In Rockstar, he walks the thin line between comic relief and crude traditionalist. Every time we laugh at his outdated principles and misplaced vanity (oh, that B-movie wig), we are immediately reminded that he is in fact a disease that plagues half the professional world. The more he squares off against a flawed but fiercely independent Jordan, the more it becomes obvious that Dhingra is a living, breathing metaphor of toxic masculinity, exploitation and workspace abuse.

There is a lot more to him than meets the eye. He hasn't inherited his fortune. One can imagine his brazen attitude to be a direct result of a stark, small-town childhood that might have driven him on a rags-to-riches journey in the most unforgiving industry of the country. Often, self-made millionaires tend to be as vengeful as the circumstances that have whipped them into adulthood. As a proven boss who prides himself on spotting musical talent, Dhingra actually comes across as the kind of cocky, frank "reality show judge" prototype – a desi version of the legendary Simon Cowell, so full of himself, and depressingly right about this entitlement. His brash personality is both derivative and provocative – visibly manufactured to harden the many young souls that dare to enter the arena just like he once did.

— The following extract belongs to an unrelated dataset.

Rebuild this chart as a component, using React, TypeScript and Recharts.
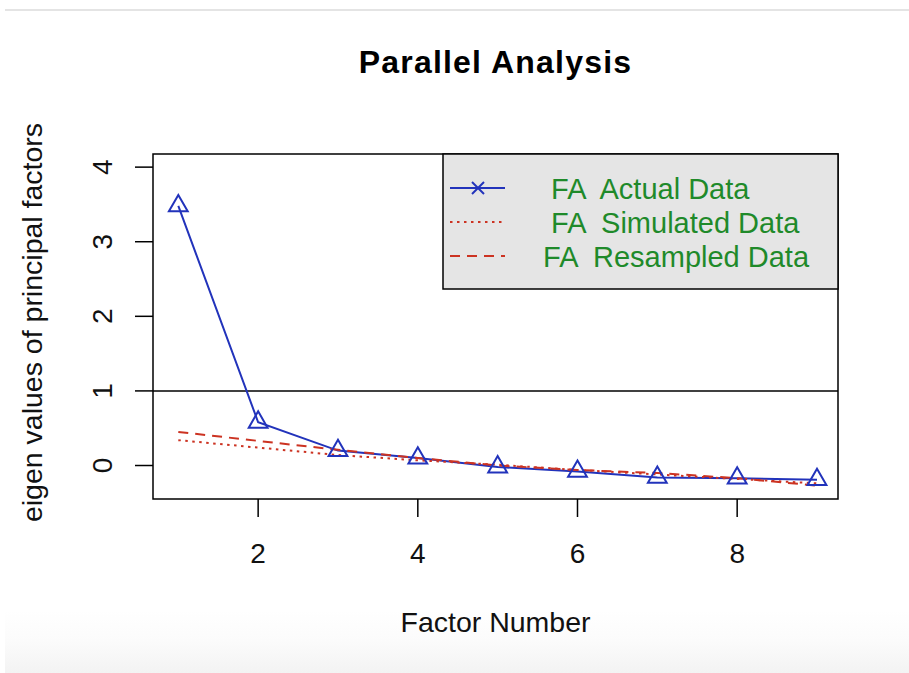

The beautiful thing about Mishra's interpretation of this man, though, is one that lends texture to the director's broad strokes. He is essentially a 1990s character operating – successfully – in 2012. For all its cultural and artistic versatilities, India is now more of a "movie soundtrack" nation than one that is captivated by solo sufi-rock careers. The Dhingras and his likes were far more relevant before the onset of the digital era. They launched pop careers and boy and girl bands with gusto, and were responsible for the establishment of entire music genres. For all means and purposes, a guy like him isn't practically viable in the fluid modern-day landscape.

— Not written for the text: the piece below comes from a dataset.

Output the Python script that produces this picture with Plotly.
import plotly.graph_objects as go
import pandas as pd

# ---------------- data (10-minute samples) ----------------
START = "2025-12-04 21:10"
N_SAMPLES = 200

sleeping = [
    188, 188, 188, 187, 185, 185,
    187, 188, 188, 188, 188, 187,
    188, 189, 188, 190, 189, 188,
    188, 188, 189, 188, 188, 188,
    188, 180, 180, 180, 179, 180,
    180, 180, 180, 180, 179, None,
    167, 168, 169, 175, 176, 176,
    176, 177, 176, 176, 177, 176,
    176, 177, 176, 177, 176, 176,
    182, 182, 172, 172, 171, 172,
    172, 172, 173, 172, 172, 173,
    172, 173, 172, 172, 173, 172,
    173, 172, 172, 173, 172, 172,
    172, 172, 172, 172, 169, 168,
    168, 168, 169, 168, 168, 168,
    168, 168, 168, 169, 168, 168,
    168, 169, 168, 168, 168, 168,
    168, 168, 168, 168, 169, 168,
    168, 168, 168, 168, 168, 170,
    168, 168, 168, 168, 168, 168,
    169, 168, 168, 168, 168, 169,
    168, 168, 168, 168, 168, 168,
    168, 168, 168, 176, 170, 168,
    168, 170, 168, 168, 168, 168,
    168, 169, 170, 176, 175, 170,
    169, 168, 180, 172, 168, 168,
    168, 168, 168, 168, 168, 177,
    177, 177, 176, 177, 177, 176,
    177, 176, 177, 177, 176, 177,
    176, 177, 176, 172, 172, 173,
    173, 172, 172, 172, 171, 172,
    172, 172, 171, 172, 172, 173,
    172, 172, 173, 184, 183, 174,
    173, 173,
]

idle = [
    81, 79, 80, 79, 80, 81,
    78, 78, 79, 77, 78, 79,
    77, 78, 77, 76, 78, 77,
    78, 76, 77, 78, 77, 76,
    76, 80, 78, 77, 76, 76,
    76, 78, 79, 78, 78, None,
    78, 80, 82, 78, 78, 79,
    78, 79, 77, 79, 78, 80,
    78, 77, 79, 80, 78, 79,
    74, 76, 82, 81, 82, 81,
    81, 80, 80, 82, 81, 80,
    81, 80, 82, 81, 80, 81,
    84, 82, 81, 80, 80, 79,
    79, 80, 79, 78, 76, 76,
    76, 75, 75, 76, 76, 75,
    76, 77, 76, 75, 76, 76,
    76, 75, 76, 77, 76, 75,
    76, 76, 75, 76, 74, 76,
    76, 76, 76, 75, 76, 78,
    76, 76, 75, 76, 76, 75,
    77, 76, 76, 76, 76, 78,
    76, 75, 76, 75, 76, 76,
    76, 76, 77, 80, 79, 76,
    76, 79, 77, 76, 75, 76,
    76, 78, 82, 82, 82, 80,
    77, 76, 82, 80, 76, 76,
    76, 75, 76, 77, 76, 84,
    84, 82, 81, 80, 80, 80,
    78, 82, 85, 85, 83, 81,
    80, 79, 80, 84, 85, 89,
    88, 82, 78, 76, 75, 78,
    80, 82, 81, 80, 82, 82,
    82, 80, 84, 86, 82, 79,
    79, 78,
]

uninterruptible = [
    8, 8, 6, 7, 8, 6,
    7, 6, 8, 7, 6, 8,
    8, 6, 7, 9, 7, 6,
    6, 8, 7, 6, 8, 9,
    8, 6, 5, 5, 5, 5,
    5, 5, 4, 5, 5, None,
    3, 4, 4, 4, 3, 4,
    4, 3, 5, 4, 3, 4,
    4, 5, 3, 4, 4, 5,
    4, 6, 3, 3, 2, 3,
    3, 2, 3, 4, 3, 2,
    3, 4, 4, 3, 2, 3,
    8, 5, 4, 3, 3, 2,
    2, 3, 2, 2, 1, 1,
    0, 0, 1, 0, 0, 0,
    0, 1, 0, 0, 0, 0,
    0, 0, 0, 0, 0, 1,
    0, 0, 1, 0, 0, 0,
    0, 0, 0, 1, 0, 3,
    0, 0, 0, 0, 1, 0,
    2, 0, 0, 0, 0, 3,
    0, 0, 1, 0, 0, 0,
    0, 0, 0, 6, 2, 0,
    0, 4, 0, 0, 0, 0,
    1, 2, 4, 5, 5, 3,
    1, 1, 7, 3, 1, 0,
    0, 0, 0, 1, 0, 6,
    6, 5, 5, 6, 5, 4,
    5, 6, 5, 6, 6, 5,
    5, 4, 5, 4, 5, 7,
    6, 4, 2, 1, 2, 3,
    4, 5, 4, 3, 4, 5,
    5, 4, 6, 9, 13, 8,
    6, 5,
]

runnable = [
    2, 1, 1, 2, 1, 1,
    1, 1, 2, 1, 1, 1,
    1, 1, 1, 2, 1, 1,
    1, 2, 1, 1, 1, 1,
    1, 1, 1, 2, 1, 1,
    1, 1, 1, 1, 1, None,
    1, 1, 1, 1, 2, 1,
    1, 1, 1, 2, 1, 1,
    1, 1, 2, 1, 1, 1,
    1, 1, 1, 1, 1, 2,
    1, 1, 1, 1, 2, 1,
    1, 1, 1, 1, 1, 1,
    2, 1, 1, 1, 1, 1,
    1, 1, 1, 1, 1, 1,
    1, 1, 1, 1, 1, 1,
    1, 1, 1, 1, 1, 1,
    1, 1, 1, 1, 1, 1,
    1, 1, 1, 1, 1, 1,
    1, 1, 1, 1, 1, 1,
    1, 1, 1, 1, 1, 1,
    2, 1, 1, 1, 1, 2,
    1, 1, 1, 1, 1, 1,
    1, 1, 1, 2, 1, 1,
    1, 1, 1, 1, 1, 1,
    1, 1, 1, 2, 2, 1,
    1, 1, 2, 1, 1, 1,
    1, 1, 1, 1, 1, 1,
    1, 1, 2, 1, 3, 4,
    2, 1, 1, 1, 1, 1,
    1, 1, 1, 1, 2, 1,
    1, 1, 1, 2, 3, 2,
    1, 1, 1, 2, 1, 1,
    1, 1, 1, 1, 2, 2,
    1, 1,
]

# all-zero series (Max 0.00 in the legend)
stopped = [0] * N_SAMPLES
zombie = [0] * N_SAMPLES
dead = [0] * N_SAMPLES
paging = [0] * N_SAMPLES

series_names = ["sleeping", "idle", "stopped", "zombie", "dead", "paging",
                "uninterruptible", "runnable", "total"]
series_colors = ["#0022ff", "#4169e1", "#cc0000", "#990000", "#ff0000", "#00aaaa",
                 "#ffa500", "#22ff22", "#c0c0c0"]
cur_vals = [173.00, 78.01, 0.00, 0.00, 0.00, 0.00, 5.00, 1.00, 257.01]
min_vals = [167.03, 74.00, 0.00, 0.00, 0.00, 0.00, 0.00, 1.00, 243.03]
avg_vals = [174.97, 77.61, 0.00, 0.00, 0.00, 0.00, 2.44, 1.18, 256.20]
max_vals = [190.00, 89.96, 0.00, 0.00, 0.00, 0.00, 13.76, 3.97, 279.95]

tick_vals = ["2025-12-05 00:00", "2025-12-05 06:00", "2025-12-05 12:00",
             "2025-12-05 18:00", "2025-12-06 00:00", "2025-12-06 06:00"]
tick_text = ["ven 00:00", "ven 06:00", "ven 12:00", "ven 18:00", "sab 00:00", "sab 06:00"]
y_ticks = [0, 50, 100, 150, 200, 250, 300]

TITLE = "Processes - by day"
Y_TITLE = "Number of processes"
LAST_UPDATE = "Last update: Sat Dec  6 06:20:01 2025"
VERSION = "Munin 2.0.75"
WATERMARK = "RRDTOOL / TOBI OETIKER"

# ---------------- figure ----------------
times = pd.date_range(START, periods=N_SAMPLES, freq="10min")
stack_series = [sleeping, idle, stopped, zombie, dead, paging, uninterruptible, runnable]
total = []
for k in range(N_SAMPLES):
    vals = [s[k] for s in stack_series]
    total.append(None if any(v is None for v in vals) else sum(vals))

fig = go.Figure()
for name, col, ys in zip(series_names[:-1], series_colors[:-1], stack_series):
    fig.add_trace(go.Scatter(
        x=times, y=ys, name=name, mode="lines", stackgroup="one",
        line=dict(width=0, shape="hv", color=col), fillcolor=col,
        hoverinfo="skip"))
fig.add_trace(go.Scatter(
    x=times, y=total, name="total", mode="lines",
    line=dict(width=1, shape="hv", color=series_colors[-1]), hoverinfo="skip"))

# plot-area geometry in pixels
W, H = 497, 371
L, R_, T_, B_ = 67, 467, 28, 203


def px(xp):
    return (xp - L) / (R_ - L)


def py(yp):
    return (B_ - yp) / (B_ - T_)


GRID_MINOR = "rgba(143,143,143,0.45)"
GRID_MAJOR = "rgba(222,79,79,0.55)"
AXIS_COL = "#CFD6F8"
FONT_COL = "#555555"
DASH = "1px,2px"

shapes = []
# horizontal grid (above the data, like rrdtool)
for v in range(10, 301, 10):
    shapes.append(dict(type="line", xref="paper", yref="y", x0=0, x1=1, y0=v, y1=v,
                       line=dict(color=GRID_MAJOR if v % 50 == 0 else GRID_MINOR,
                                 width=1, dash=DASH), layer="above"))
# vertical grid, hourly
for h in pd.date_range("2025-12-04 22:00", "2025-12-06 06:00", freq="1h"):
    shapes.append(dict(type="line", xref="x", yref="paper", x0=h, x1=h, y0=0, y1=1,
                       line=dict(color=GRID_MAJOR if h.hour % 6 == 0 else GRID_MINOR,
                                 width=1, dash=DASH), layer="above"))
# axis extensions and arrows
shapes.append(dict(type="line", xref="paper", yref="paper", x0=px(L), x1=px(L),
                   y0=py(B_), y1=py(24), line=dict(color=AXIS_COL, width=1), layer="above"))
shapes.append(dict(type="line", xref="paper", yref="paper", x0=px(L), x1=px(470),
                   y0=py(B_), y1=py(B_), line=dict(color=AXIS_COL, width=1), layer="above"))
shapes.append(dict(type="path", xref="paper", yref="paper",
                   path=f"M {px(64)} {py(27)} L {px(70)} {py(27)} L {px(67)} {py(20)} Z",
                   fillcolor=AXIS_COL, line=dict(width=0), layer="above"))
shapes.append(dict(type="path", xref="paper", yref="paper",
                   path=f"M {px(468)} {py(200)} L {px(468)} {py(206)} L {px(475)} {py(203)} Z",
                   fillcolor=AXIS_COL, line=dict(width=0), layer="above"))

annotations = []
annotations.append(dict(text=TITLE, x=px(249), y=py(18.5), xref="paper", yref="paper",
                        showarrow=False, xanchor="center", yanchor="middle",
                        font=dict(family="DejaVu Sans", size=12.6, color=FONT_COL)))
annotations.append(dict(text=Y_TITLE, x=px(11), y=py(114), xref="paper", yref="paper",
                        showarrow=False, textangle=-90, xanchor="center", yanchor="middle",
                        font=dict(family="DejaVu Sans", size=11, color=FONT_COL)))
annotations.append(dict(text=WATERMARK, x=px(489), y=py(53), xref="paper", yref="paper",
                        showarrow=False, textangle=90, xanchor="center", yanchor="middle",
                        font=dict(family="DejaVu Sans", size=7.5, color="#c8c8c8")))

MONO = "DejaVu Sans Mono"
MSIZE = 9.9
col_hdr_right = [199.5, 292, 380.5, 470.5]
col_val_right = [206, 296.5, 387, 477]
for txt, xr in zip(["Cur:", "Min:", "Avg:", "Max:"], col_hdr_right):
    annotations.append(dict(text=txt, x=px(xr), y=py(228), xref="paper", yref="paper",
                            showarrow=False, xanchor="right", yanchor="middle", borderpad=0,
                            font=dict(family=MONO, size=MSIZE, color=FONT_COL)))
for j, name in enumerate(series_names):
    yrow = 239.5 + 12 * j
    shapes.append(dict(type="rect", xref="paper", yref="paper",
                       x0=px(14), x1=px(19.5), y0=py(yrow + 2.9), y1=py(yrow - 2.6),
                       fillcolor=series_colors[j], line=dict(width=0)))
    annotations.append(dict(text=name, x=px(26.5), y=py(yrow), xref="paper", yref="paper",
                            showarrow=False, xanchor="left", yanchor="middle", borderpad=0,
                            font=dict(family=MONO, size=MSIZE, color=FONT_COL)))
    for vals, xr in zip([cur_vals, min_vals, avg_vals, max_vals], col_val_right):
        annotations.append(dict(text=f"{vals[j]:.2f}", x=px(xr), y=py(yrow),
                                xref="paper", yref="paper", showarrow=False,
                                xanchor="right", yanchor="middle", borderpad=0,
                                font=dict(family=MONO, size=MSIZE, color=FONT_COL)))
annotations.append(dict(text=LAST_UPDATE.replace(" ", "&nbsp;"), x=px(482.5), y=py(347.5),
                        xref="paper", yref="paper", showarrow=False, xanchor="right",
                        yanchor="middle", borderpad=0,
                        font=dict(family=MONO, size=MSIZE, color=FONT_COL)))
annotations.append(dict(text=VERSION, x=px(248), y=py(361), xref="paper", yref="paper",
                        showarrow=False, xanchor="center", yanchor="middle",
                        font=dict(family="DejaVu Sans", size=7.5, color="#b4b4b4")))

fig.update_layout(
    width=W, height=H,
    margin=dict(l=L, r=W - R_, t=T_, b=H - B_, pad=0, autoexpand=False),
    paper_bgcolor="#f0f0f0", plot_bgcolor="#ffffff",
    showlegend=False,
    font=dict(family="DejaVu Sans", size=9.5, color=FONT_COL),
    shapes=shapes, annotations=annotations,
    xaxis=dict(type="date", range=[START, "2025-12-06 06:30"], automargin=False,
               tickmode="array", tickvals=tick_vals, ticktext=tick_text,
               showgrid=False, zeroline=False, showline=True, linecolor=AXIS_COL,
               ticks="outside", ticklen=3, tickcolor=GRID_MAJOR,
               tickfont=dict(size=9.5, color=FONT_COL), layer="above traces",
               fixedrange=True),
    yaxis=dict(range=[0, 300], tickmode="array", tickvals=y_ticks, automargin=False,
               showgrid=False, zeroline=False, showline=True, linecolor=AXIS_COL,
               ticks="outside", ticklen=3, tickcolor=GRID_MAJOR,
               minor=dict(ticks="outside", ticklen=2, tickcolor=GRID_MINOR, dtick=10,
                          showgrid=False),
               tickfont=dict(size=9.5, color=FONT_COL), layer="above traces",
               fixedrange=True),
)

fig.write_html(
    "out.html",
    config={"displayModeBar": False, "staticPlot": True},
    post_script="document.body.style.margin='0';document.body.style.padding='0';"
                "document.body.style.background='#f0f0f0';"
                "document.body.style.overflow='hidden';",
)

Yet, there is Jordan, a "rockstar" who doesn't quite fit the international stereotype of a troubled stage musician, or even the sanitized Indian version of a best-selling singer. And here is Dhingra, a visionary that has very little understanding of the boy's language and destiny. In no way do they fit together on an aesthetic level. In no way do they individually make sense. But Kapoor makes them work. And Mishra makes them shout.

Best Scene

Dhingra is merely a stepping stone for Jordan to get one step closer to the woman he loves. In the process, Jordan refuses to take the strange, conceited man seriously; he refuses to look at him as someone beyond a "necessary evil," and therefore, as quite a foolish character who has absolutely no self-awareness. This is characterized by one of the most effortless scenes of situational comedy ever seen on the Indian screen.

Jordan visits him at his obscenely lavish bungalow. Their "meeting" takes place in the garden, while Dhingra is being given a violent oil massage by one of his muscular cronies. Kapoor struggles to keep a straight face, unable to hide his amusement at Mishra's painful determination to keep talking even as his bones are slapped into shape. One suspects Kapoor isn't really acting here; he is really enjoying this sight. Eventually, he bursts out laughing. There is something so routine about Dhingra's behavior here that it's impossible not to wonder how many "yes men" he might have entertained in this very same position over the years.